A Complete Guide To Coated Abrasives, Types and Components

Surface treatment tasks like deburring, blending, grinding, and polishing are the final, critical steps in metalworking. Whether you are using belts, rolls, sheets, or flap discs, the success of the finish depends on the relationship between the abrasive grain and its backing.

What is a Coated Abrasive

The name refers to a single layer of abrasive grains deposited onto a flexible or semi-rigid backing material. Unlike bonded abrasives (like grinding wheels), which are a thick matrix of grain and bond, coated abrasives are layered. A substrate—typically paper, cloth, or fiber—acts as the foundation for the abrasive grains, which are held in place by specialized adhesives.

The Bond's Anatomy: How to Make and Size a Coat

To understand why some abrasives last longer than others, you have to look at the two-step adhesive process used in manufacturing. This is a critical technical detail often overlooked in basic guides.

First, a coat of adhesive is applied to the backing. This layer serves as the base that catches the abrasive grains as they are dropped or electrostatically propelled onto the substrate. Once the grains are set, a second layer, called the size coat, is applied over the top. The size coat is essential because it provides structural support to the grains, preventing them from being torn out under the high lateral pressure of grinding. High-quality coated abrasives often use a phenolic resin for both coats because it resists the heat generated during high-speed metalworking.

Components of Coated Abrasives: The Grains

The grain is the part of the tool that does the work. Choosing the right mineral determines the speed of the cut and the product's lifespan.

1. Ceramic: This is a high-performance, man-made mineral with a micro-crystalline structure. Ceramic is unique because it is micro-friable; it breaks down into tiny, sharp fragments during use, effectively self-sharpening until the grain is exhausted. It excels on stainless steel and aerospace alloys.

2. Aluminum Oxide: The most common grain for general metalworking and woodworking. It is tough and blocky, designed for high-speed grinding without excessive shedding. It is the go-to choice for carbon steel and bronze.

3. Zirconium: Often referred to as Zirc, this grain is used for aggressive stock removal on heavy metals. It has a macro-crystalline structure that is very dense, allowing it to withstand extreme pressure during heavy-duty grinding.

4. Silicon Carbide: This is the sharpest and hardest of the standard grains, but also the most brittle. Because it fractures easily under light pressure, it is perfect for non-ferrous metals like brass and aluminum, since it breaks quickly under light pressure.

5. Garnet: A natural mineral that is relatively fragile. While it provides a beautiful finish on wood, it is rarely used in metalworking because it dulls far too quickly when it encounters the hardness of steel.

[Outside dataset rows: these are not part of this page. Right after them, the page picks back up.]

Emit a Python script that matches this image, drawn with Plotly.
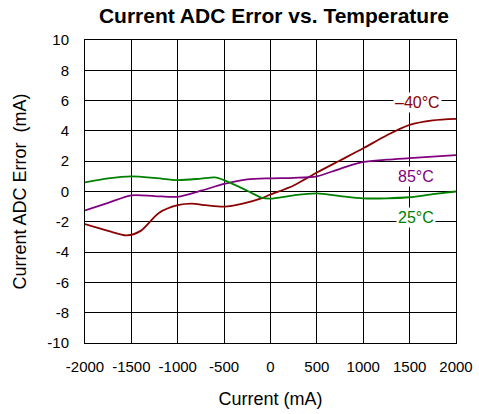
import plotly.graph_objects as go

# readings (current in mA, error in mA)
current = [-2000, -1750, -1550, -1400, -1200, -1000, -850, -700, -500, -300, -100,
           0, 250, 500, 750, 1000, 1250, 1500, 1750, 2000]
err_m40 = [-2.15, -2.6, -2.9, -2.6, -1.4, -0.9, -0.8, -0.9, -1.0, -0.8, -0.45,
           -0.2, 0.4, 1.25, 2.05, 2.85, 3.7, 4.4, 4.7, 4.8]

current_85 = [-2000, -1750, -1500, -1250, -1000, -750, -500, -250, 0, 250, 500,
              750, 1000, 1250, 1500, 1750, 2000]
err_85 = [-1.25, -0.75, -0.25, -0.3, -0.35, 0.05, 0.5, 0.8, 0.87, 0.9, 1.0,
          1.5, 1.95, 2.1, 2.2, 2.3, 2.4]

current_25 = [-2000, -1750, -1500, -1250, -1000, -750, -600, -500, -250, -100, 0,
              250, 500, 750, 1000, 1250, 1500, 1750, 2000]
err_25 = [0.6, 0.87, 1.0, 0.9, 0.75, 0.85, 0.93, 0.75, 0.05, -0.4, -0.47,
          -0.25, -0.13, -0.3, -0.45, -0.45, -0.38, -0.18, 0.0]

x_ticks = list(range(-2000, 2001, 500))
y_ticks = list(range(-10, 11, 2))

series = [
    ("\u201340\u00b0C", current, err_m40, "#8b0000", 1580, 5.85),
    ("85\u00b0C", current_85, err_85, "#800080", 1570, 1.0),
    ("25\u00b0C", current_25, err_25, "#008000", 1570, -1.7),
]

font = "Liberation Sans, Arial, sans-serif"

fig = go.Figure()
for name, xs, ys, color, lx, ly in series:
    fig.add_trace(go.Scatter(x=xs, y=ys, mode="lines", name=name,
                             line=dict(color=color, width=1.8, shape="spline", smoothing=0.8)))
    fig.add_annotation(x=lx, y=ly, text=name, showarrow=False,
                       font=dict(family=font, size=16, color=color),
                       bgcolor="white", borderpad=1)

fig.update_layout(
    width=479, height=414,
    margin=dict(l=85, r=23, t=40, b=71),
    paper_bgcolor="white", plot_bgcolor="white",
    showlegend=False,
    font=dict(family=font, color="black"),
    title=dict(text="<b>Current ADC Error vs. Temperature</b>",
               x=274 / 479, xanchor="center", y=1 - 16 / 414, yanchor="middle",
               font=dict(family=font, size=21, color="black")),
)
fig.update_xaxes(range=[-2000, 2000], tickvals=x_ticks, ticktext=[str(v) for v in x_ticks],
                 showgrid=True, gridcolor="black", gridwidth=1,
                 showline=True, linecolor="black", linewidth=1, mirror=True,
                 zeroline=False, ticks="", ticklabelstandoff=10, automargin=False,
                 tickfont=dict(size=15),
                 title=dict(text="Current (mA)", font=dict(size=18), standoff=18))
fig.update_yaxes(range=[-10, 10], tickvals=y_ticks, ticktext=[str(v) for v in y_ticks],
                 showgrid=True, gridcolor="black", gridwidth=1,
                 showline=True, linecolor="black", linewidth=1, mirror=True,
                 zeroline=False, ticks="", ticklabelstandoff=12, automargin=False,
                 tickfont=dict(size=15),
                 title=dict(text="Current ADC Error  (mA)", font=dict(size=18), standoff=16))

# drop the browser's default page margin so the figure sits at the window corner
fig.write_html("out.html", config={"displayModeBar": False},
               post_script="document.body.style.margin = '0';")
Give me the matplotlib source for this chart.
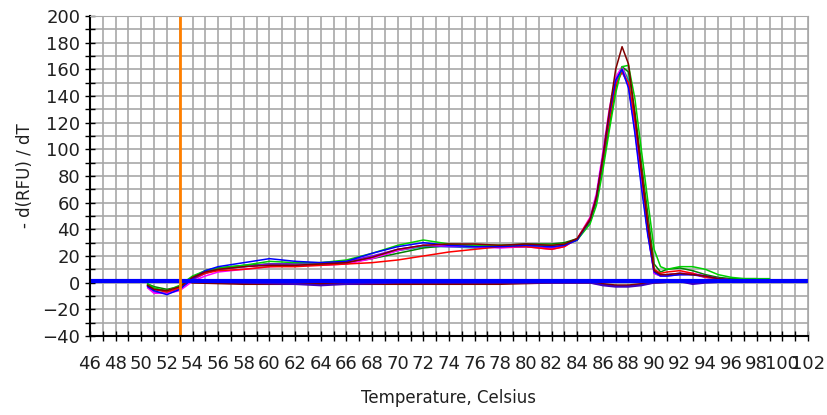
import numpy as np
import matplotlib
matplotlib.use("Agg")
import matplotlib.pyplot as plt
from matplotlib.ticker import MultipleLocator

# melt curve data
temps = [50.5, 51, 52, 53, 54, 55, 56, 58, 60, 62, 64, 66, 68, 70, 72, 74, 76, 78, 80, 82, 83, 84,
         85, 85.5, 86, 86.5, 87, 87.5, 88, 88.5, 89, 89.5, 90, 90.5, 91, 92, 93, 94, 95, 96, 97, 98, 99]

red = [-2, -5, -7, -4, 3, 7, 9, 10, 12, 12, 13, 14, 15, 17, 20, 23, 25, 27, 27, 25, 27, 33,
       48, 64, 92, 122, 148, 158, 150, 122, 85, 45, 10, 7, 8, 9, 7, 4, 3, 2, 2, 2, 2]
green = [-1, -4, -6, -2, 5, 9, 11, 13, 16, 15, 15, 17, 22, 28, 32, 29, 28, 28, 28, 28, 29, 32,
         44, 58, 84, 114, 142, 162, 163, 138, 100, 62, 25, 12, 10, 12, 12, 10, 6, 4, 3, 3, 3]
blue = [-3, -6, -9, -5, 3, 9, 12, 15, 18, 16, 15, 16, 22, 27, 30, 28, 27, 27, 28, 27, 28, 32,
        47, 64, 94, 126, 152, 160, 146, 112, 72, 36, 8, 5, 5, 6, 6, 5, 3, 2, 2, 2, 2]
magenta = [-4, -8, -8, -6, 1, 5, 8, 10, 12, 13, 13, 14, 18, 24, 28, 28, 27, 26, 27, 25, 27, 33,
           49, 67, 98, 130, 154, 162, 148, 114, 76, 38, 7, 5, 6, 7, 7, 5, 3, 2, 2, 2, 2]
darkred = [-2, -5, -6, -3, 4, 8, 10, 12, 13, 13, 14, 15, 19, 25, 28, 29, 29, 28, 29, 28, 29, 33,
           47, 64, 94, 128, 160, 177, 164, 126, 84, 44, 9, 6, 6, 7, 6, 5, 3, 2, 2, 2, 2]
darkgreen = [-1, -3, -5, -3, 4, 9, 11, 13, 14, 14, 14, 15, 18, 22, 26, 28, 28, 28, 29, 29, 30, 33,
             46, 61, 88, 118, 146, 162, 158, 128, 90, 52, 14, 8, 10, 11, 9, 6, 4, 3, 3, 3, 2]
purple = [-3, -7, -8, -4, 2, 7, 10, 12, 14, 14, 15, 16, 20, 25, 28, 27, 27, 27, 27, 26, 28, 32,
          47, 64, 94, 126, 150, 158, 148, 116, 76, 38, 7, 5, 5, 6, 6, 4, 3, 2, 2, 2, 2]
teal = [-2, -5, -7, -4, 3, 8, 10, 12, 14, 14, 14, 15, 19, 24, 27, 27, 26, 27, 27, 26, 28, 32,
        46, 62, 92, 124, 150, 162, 152, 120, 80, 40, 8, 6, 6, 7, 6, 5, 3, 2, 2, 2, 2]

# negative controls near zero
nc_temps = [54, 58, 62, 64, 66, 70, 74, 78, 82, 85, 86, 87, 88, 89, 90, 92, 93, 94, 96, 98]
nc_navy = [1, 0, -1, -2, -1, 0, 0, 0, 0, 0, -2, -3, -3, -2, 0, 1, -1, 0, 1, 1]
nc_darkred = [0, -1, -1, -1, -1, -1, -1, -1, 0, 0, -1, -2, -2, -1, 0, 1, 0, 1, 1, 1]

base_x = [46, 102]
base_y = [1.5, 1.5]
threshold_temp = 53

curves = [(teal, '#00A0A0'), (darkgreen, '#008000'), (purple, '#8000FF'), (magenta, '#FF00FF'),
          (red, '#FF0000'), (green, '#00D000'), (blue, '#0000FF'), (darkred, '#800000')]

fig = plt.figure(figsize=(8.27, 4.15), dpi=100)
ax = fig.add_axes([0.1088, 0.1904, 0.8682, 0.771])

for vals, c in curves:
    ax.plot(temps, vals, color=c, lw=1.1)
ax.plot(nc_temps, nc_darkred, color='#800000', lw=1.5)
ax.plot(nc_temps, nc_navy, color='#4000C0', lw=1.5)
ax.plot(base_x, base_y, color='#0000FF', lw=3)
ax.axvline(threshold_temp, color='#FF8000', lw=2)

ax.set_xlim(46, 102)
ax.set_ylim(-40, 200)
ax.xaxis.set_major_locator(MultipleLocator(2))
ax.xaxis.set_minor_locator(MultipleLocator(1))
ax.yaxis.set_major_locator(MultipleLocator(20))
ax.yaxis.set_minor_locator(MultipleLocator(10))
ax.grid(True, which='both', color='#A8A8A8', lw=1.2)
ax.set_axisbelow(True)
ax.tick_params(which='both', direction='inout', length=7, width=1, labelsize=13, labelcolor='#202020')
ax.tick_params(axis='x', pad=10)
for s in ['top', 'right']:
    ax.spines[s].set_color('#A8A8A8')
for s in ['left', 'bottom']:
    ax.spines[s].set_linewidth(1.5)

ax.set_xlabel('Temperature, Celsius', fontsize=12, color='#202020', labelpad=12)
ax.set_ylabel('- d(RFU) / dT', fontsize=12, color='#202020', labelpad=6)

fig.savefig('out.png', dpi=100)
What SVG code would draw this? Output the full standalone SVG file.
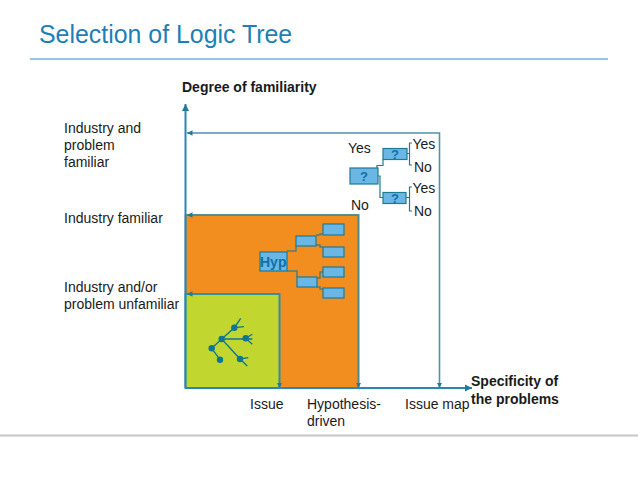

Coating Density: Open Coat vs. Closed Coat

A major performance factor is the amount of grain coverage on the backing, known as coating density.

Closed Coat: In a closed-coat abrasive, the grain covers 100 percent of the surface area of the backing. The grains are not separated by any spaces. This is ideal for metalworking because it provides more cutting points per square inch, resulting in a faster cut and a finer finish. However, because there are no gaps, closed-coat products can clog or load quickly if used on soft materials like aluminum or wood.

Open Coat: An open-coat abrasive typically has 50 to 70 percent grain coverage. This leaves significant "valleys" between the grains. These open spaces are vital for tasks involving materials that produce a lot of debris, such as soft woods, paint, or soft metals. The gaps allow the waste material (swarf) to escape rather than filling in the spaces between grains and making the abrasive useless.

Backing Materials: Paper, Cloth, and  Fiber backing

The backing provides the structural integrity of the abrasive and determines how it can be used.

# Paper is classified by weight. A and B weights are lightweight and very flexible, used mostly for hand sanding. C and D weights are intermediate, while E and F weights are heavy-duty, designed for machine sanding where strength is more important than flexibility.

# Cloth is far more durable than paper and is the standard for belts and flap discs.

• J-Flex (F weight) is lightweight and used for contour work.
• Jeans (J weight) is very flexible, ideal for polishing curved surfaces.
• Drills (X weight) are the heavy-duty standard for grinding and deburring.

# Fiber backing is a rigid, vulcanized material. It is the toughest backing available and is used almost exclusively for heavy-duty grinding discs. 

For more details, follow our guide on different types of backing materials.

Storage and Environmental Considerations

Coated abrasives are surprisingly sensitive to their environment. Both the backing and the resin bonds can be affected by humidity.

• Maintain humidity between 35 and 50 percent.
• Maintain temperature between 60 and 80 degrees Fahrenheit.
• Keep products away from heat sources and damp floors to prevent curling or brittleness.
• Store fiber discs in their original packaging or under pressure in a disc holder to prevent them from "warping" or cupping.

Understanding these mechanical nuances ensures that you choose a product that doesn't just work, but works efficiently for your specific application.